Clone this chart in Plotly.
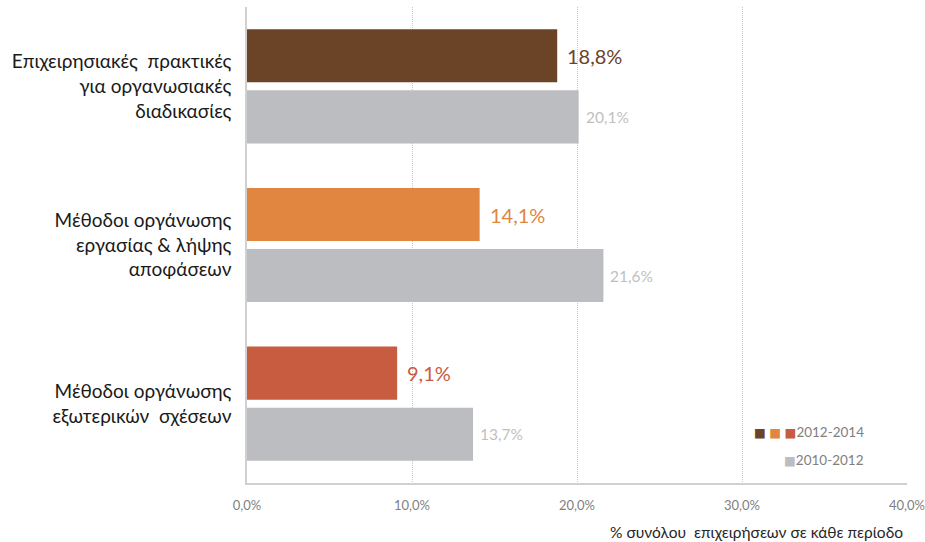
import plotly.graph_objects as go

# Categories (top to bottom) and values (% of enterprises in each period)
categories = [
    "Επιχειρησιακές  πρακτικές<br>για οργανωσιακές<br>διαδικασίες",
    "Μέθοδοι οργάνωσης<br>εργασίας & λήψης<br>αποφάσεων",
    "Μέθοδοι οργάνωσης<br>εξωτερικών  σχέσεων",
]
values_2012_2014 = [18.8, 14.1, 9.1]
values_2010_2012 = [20.1, 21.6, 13.7]
period_labels = ["2012-2014", "2010-2012"]
tick_values = [0, 10, 20, 30, 40]

colors_recent = ["#6B4428", "#E08641", "#C85C40"]
color_previous = "#BCBDC0"
label_previous = "#BFBFBF"
font_family = "Lato, 'Open Sans', sans-serif"
square_font = "font-family:'DejaVu Sans';font-size:12.5px"


def fmt(v):
    return f"{v:.1f}".replace(".", ",") + "%"


fig = go.Figure()
fig.add_trace(go.Bar(
    y=categories, x=values_2012_2014, orientation="h",
    marker=dict(color=colors_recent, line=dict(width=0)),
    name=period_labels[0], showlegend=False, hoverinfo="skip",
))
fig.add_trace(go.Bar(
    y=categories, x=values_2010_2012, orientation="h",
    marker=dict(color=color_previous, line=dict(width=0)),
    name=period_labels[1], showlegend=False, hoverinfo="skip",
))

annotations = []
for cat, v, c in zip(categories, values_2012_2014, colors_recent):
    annotations.append(dict(
        x=v, y=cat, xref="x", yref="y", text=fmt(v), showarrow=False,
        xanchor="left", yanchor="middle", xshift=8, yshift=30.5,
        font=dict(size=20, color=c, family=font_family),
    ))
for cat, v in zip(categories, values_2010_2012):
    annotations.append(dict(
        x=v, y=cat, xref="x", yref="y", text=fmt(v), showarrow=False,
        xanchor="left", yanchor="middle", xshift=5, yshift=-30.5,
        font=dict(size=15.5, color=label_previous, family=font_family),
    ))

# Legend drawn as text with coloured squares
sq = "".join(f"<span style=\"color:{c};{square_font}\">■</span>" + (" " if i < 2 else "")
             for i, c in enumerate(colors_recent))
annotations.append(dict(
    x=0.938, y=0.107, xref="paper", yref="paper", showarrow=False,
    xanchor="right", yanchor="middle", align="right",
    text=sq + period_labels[0],
    font=dict(size=13.5, color="#808080", family=font_family),
))
annotations.append(dict(
    x=0.938, y=0.048, xref="paper", yref="paper", showarrow=False,
    xanchor="right", yanchor="middle", align="right",
    text=f"<span style=\"color:{color_previous};{square_font}\">■</span>" + period_labels[1],
    font=dict(size=13.5, color="#808080", family=font_family),
))

# Axis title
annotations.append(dict(
    x=(905 - 247) / 660, y=-(532 - 483) / 476, xref="paper", yref="paper",
    showarrow=False, xanchor="right", yanchor="middle",
    text="% συνόλου  επιχειρήσεων σε κάθε περίοδο",
    font=dict(size=15.5, color="#262626", family=font_family),
))

fig.update_layout(
    width=925, height=542,
    margin=dict(l=247, r=18, t=7, b=59),
    paper_bgcolor="white", plot_bgcolor="white",
    barmode="group", bargap=0.23, bargroupgap=0.13,
    separators=",.",
    font=dict(family=font_family),
    annotations=annotations,
    xaxis=dict(
        range=[0, 40], tickvals=tick_values,
        ticktext=[fmt(t) for t in tick_values],
        showgrid=True, gridcolor="#C8C8C8", griddash="1px,1px", gridwidth=1,
        showline=True, linecolor="#D0D0D0", linewidth=1.5,
        zeroline=False, ticks="", ticklabelstandoff=10, automargin=False,
        tickfont=dict(size=13, color="#7F7F7F", family=font_family),
        fixedrange=True,
    ),
    yaxis=dict(
        autorange="reversed", showgrid=False, zeroline=False,
        showline=True, linecolor="#D0D0D0", linewidth=1.5,
        ticks="", ticklabelstandoff=10, automargin=False,
        tickfont=dict(size=19, color="#1A1A1A", family=font_family),
        fixedrange=True,
    ),
)

fig.write_html("out.html")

__________________________________________________

◆ YOUR INSTRUCTIONS ◆
Without the pictures, return the listing above from its first line through the line that has "import plotly.graph_objects as go".

◆ RESPONSE TO THE EXERCISE ◆
Clone this chart in Plotly.
import plotly.graph_objects as go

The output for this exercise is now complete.